In a related development yesterday, the IMF granted Zaire credits equivalents to about $85 million to help stabilize that African nation's ailing economy.Zaire agreed to an austerity program that will help cut a high rate of inflation.
Healey, who had been encouraging an extra measure of expansion among the leading countries as an aid to other nations' recovery, said he was not disturbed by President Carter's withdrawal of $11 billion in stimulus through the $50 income tax rebate.
The American administration, Healey said, believes it will still achieve a 6 per cent growth rate from the end of 1976 to the end of 1977, "and many figures suggest that this may well be so." However, at the end of last week, the administration shaves this economic growth projection to 5.7 per cent.

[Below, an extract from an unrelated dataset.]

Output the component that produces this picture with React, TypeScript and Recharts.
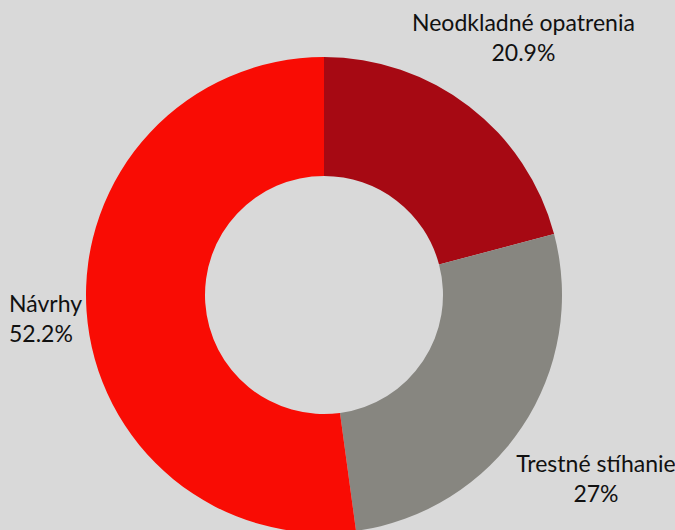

Healey was relatively optimistic about securing renewal of a "social contract" with British labor unions that would limit earnings increases to about 10 per cent in the coming year, compared with 9 per cent this year: "It will be difficult, but I expect to get it."
Since the "painful" decisions Britain had to make last December in order to obtain a $3.9 billion loan from the IMF. "Our financial situation has been transformed." Healey said, citing a 16-cent rise in the pound, to $1.71, and "record reserves that can beat off any attack against the pound."
If a new social contract is achieved, he predicted that Britain's current 16 per cent inflation rate will fall to 12 per cent at the end of 1977, to "single-digit" by the second quarter of 1978, and to 7 per cent in the summer.